Each line from the top of the listing through the one holding "const yTicks = [1, 5, 25, 125];" should be restated word for word, with nothing added and no pictures.

Start of Dataset extract

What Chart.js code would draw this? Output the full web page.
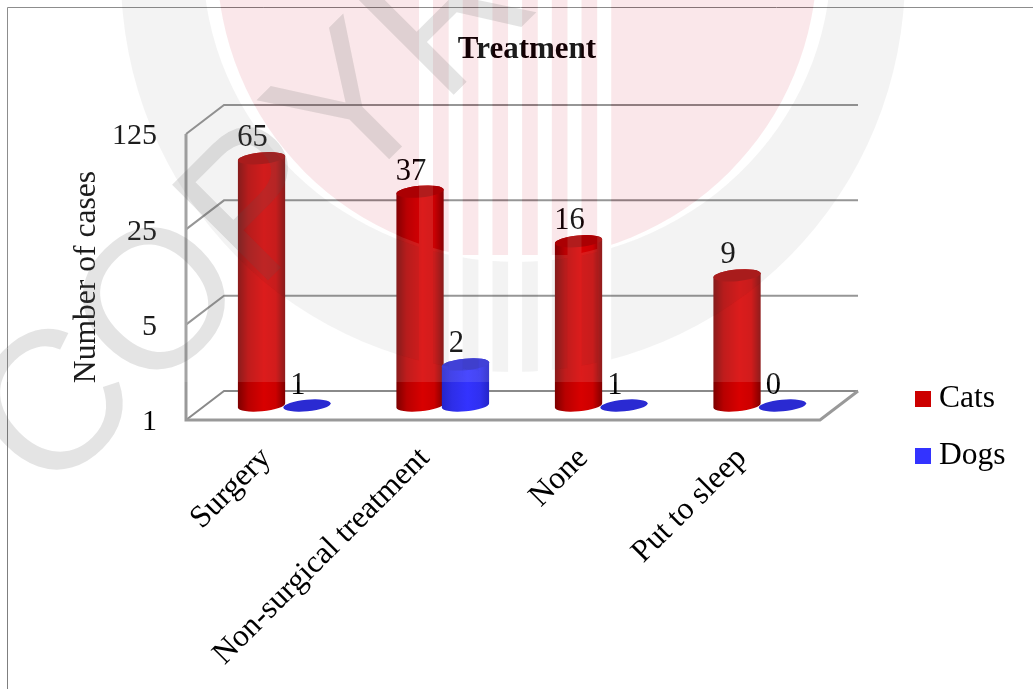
<!DOCTYPE html>
<html>
<head>
<meta charset="utf-8">
<title>Treatment</title>
<style>
  html, body { margin: 0; padding: 0; background: #fff; }
  canvas { display: block; }
</style>
<script src="https://cdn.jsdelivr.net/npm/chart.js@4/dist/chart.umd.min.js"></script>
</head>
<body>
<canvas id="chart" width="1033" height="689"></canvas>
<script>
const categories = ['Surgery', 'Non-surgical treatment', 'None', 'Put to sleep'];
const cats = [65, 37, 16, 9];
const dogs = [1, 2, 1, 0];
const yTicks = [1, 5, 25, 125];

const SERIF = '"Liberation Serif", "Times New Roman", serif';
const GRID = '#8a8a8a';
// Receding depth of the box the cylinders stand in; bars sit half way back.
const DEPTH_X = 38;
const DEPTH_Y = 29;
const TILT = -0.09;
const RY = 5.8;

const looks = [
  { stops: ['#7c0000', '#b80000', '#d80000', '#cc0000', '#800000'], cap: '#a80000' },
  { stops: ['#2424cc', '#2e2ee8', '#3333ff', '#3030f0', '#2424c8'], cap: '#2a2ad2' }
];

function drawCylinder(ctx, x, top, base, w, look) {
  const g = ctx.createLinearGradient(x - w / 2, 0, x + w / 2, 0);
  [0, 0.22, 0.55, 0.8, 1].forEach((p, i) => g.addColorStop(p, look.stops[i]));
  if (base - top > 0.5) {
    ctx.beginPath();
    ctx.ellipse(x, base, w / 2, RY, TILT, Math.PI, 0, true);
    ctx.ellipse(x, top, w / 2, RY, TILT, 0, Math.PI, true);
    ctx.closePath();
    ctx.fillStyle = g;
    ctx.fill();
  }
  ctx.beginPath();
  ctx.ellipse(x, top, w / 2, RY, TILT, 0, Math.PI * 2);
  ctx.fillStyle = look.cap;
  ctx.fill();
}

const box3d = {
  id: 'box3d',
  afterLayout(chart) {
    // Title and legend sit off the plot's own centre line.
    const t = chart.titleBlock;
    t.left = 227; t.right = 827;
    const l = chart.legend;
    l.left = 897.25; l.right = 1033; l.top = 357.75; l.bottom = 689;
  },
  beforeDraw(chart) {
    const c = chart.ctx;
    c.save();
    c.fillStyle = '#fff';
    c.fillRect(0, 0, chart.width, chart.height);
    c.strokeStyle = '#7f7f7f';
    c.lineWidth = 1;
    c.beginPath();
    c.moveTo(7.5, chart.height);
    c.lineTo(7.5, 7.5);
    c.lineTo(chart.width, 7.5);
    c.stroke();
    c.restore();
  },
  beforeDatasetsDraw(chart) {
    const c = chart.ctx;
    const { left, right, bottom } = chart.chartArea;
    const y = chart.scales.y;
    c.save();
    c.strokeStyle = GRID;
    c.lineWidth = 2;
    yTicks.forEach(v => {
      const py = y.getPixelForValue(v);
      c.beginPath();
      c.moveTo(left, py);
      c.lineTo(left + DEPTH_X, py - DEPTH_Y);
      c.lineTo(right + DEPTH_X, py - DEPTH_Y);
      c.stroke();
    });
    c.lineWidth = 3;
    c.strokeStyle = '#999';
    c.beginPath();
    c.moveTo(left, y.getPixelForValue(yTicks[yTicks.length - 1]));
    c.lineTo(left, bottom);
    c.lineTo(right, bottom);
    c.lineTo(right + DEPTH_X, bottom - DEPTH_Y);
    c.stroke();
    c.restore();
  },
  beforeDatasetDraw() {
    return false;
  },
  afterDatasetsDraw(chart) {
    const c = chart.ctx;
    const dx = DEPTH_X / 2, dy = DEPTH_Y / 2;
    c.save();
    chart.data.datasets.forEach((ds, i) => {
      chart.getDatasetMeta(i).data.forEach(el => {
        drawCylinder(c, el.x + dx, el.y - dy, el.base - dy, el.width, looks[i]);
      });
    });
    c.fillStyle = '#000';
    c.font = '30.5px ' + SERIF;
    c.textAlign = 'center';
    c.textBaseline = 'middle';
    chart.data.datasets.forEach((ds, i) => {
      chart.getDatasetMeta(i).data.forEach((el, j) => {
        c.fillText(String(ds.data[j]), el.x + dx - 9, el.y - dy - 20);
      });
    });
    c.restore();
  },
  afterDraw(chart) {
    // Translucent "COPYRIGHT" stamp laid across the finished chart.
    const off = document.createElement('canvas');
    off.width = chart.width;
    off.height = chart.height;
    const g = off.getContext('2d');
    const HAZE = 'rgba(255,255,255,0.11)';
    const stamp = (path, fill, rule) => {
      g.globalCompositeOperation = 'destination-out';
      g.fillStyle = '#000';
      g.beginPath(); path(); g.fill(rule || 'nonzero');
      g.globalCompositeOperation = 'source-over';
      g.fillStyle = fill;
      g.beginPath(); path(); g.fill(rule || 'nonzero');
    };
    g.fillStyle = HAZE;
    g.fillRect(0, 0, off.width, 382);

    stamp(() => {
      g.ellipse(513, -25, 392, 397, 0, 0, Math.PI * 2);
      g.ellipse(517, -40, 314, 302, 0, 0, Math.PI * 2);
    }, 'rgba(178,178,178,0.157)', 'evenodd');

    g.save();
    g.beginPath();
    g.rect(0, 0, off.width, 255);
    g.clip();
    stamp(() => g.arc(517, -40, 300, 0, Math.PI * 2), 'rgba(200,0,30,0.095)');
    g.restore();

    stamp(() => {
      for (let k = 0; k < 7; k++) g.rect(419 + k * 29.7, 0, 14, 376);
    }, HAZE);

    g.save();
    g.translate(47.5, 501);
    g.rotate(-Math.PI / 4);
    g.font = '197px "Liberation Sans", Arial, sans-serif';
    g.textAlign = 'left';
    g.textBaseline = 'alphabetic';
    g.fillStyle = 'rgba(90,90,90,0.16)';
    g.fillText('COPYRIGHT', 0, 0);
    g.restore();

    chart.ctx.drawImage(off, 0, 0);
  }
};

new Chart(document.getElementById('chart'), {
  type: 'bar',
  data: {
    labels: categories,
    datasets: [
      // The thick outline squares off the small legend swatch.
      { label: 'Cats', data: cats, backgroundColor: '#cc0000', borderColor: '#cc0000', borderWidth: 15.5,
        categoryPercentage: 0.5734, barPercentage: 1.044 },
      { label: 'Dogs', data: dogs, backgroundColor: '#3333ff', borderColor: '#3333ff', borderWidth: 15.5,
        categoryPercentage: 0.5734, barPercentage: 1.044 }
    ]
  },
  plugins: [box3d],
  options: {
    responsive: false,
    animation: false,
    devicePixelRatio: 1,
    layout: { padding: { left: 0, right: 213, top: 0, bottom: 0 } },
    plugins: {
      title: {
        display: true,
        text: 'Treatment',
        color: '#000',
        font: { family: SERIF, size: 31, weight: 'bold', lineHeight: 1.2 },
        padding: { top: 31.4, bottom: 65.4 }
      },
      legend: {
        position: 'chartArea',
        align: 'start',
        labels: {
          color: '#000',
          font: { family: SERIF, size: 31.5 },
          boxWidth: 0.5,
          boxHeight: 0.5,
          padding: 25.5
        }
      },
      tooltip: { enabled: false }
    },
    scales: {
      x: {
        grid: { display: false, drawTicks: false },
        border: { display: false },
        afterFit(s) { s.height = 269; },
        ticks: {
          autoSkip: false,
          minRotation: 45,
          maxRotation: 45,
          color: '#000',
          padding: 20,
          labelOffset: 1,
          font: { family: SERIF, size: 31.6 }
        }
      },
      y: {
        type: 'logarithmic',
        min: yTicks[0],
        max: yTicks[yTicks.length - 1],
        grid: { display: false, drawTicks: false },
        border: { display: false },
        afterFit(s) { s.width = 186; },
        afterBuildTicks(s) { s.ticks = yTicks.map(v => ({ value: v })); },
        title: {
          display: true,
          text: 'Number of cases',
          color: '#000',
          font: { family: SERIF, size: 31.6, lineHeight: 1.2 },
          padding: { top: 68, bottom: 0 }
        },
        ticks: {
          color: '#000',
          padding: 29,
          labelOffset: 2.5,
          font: { family: SERIF, size: 30 },
          callback: v => String(v)
        }
      }
    }
  }
});
</script>
</body>
</html>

End of Dataset extract

▶ **Result for this exercise**:
What Chart.js code would draw this? Output the full web page.
<!DOCTYPE html>
<html>
<head>
<meta charset="utf-8">
<title>Treatment</title>
<style>
  html, body { margin: 0; padding: 0; background: #fff; }
  canvas { display: block; }
</style>
<script src="https://cdn.jsdelivr.net/npm/chart.js@4/dist/chart.umd.min.js"></script>
</head>
<body>
<canvas id="chart" width="1033" height="689"></canvas>
<script>
const categories = ['Surgery', 'Non-surgical treatment', 'None', 'Put to sleep'];
const cats = [65, 37, 16, 9];
const dogs = [1, 2, 1, 0];
const yTicks = [1, 5, 25, 125];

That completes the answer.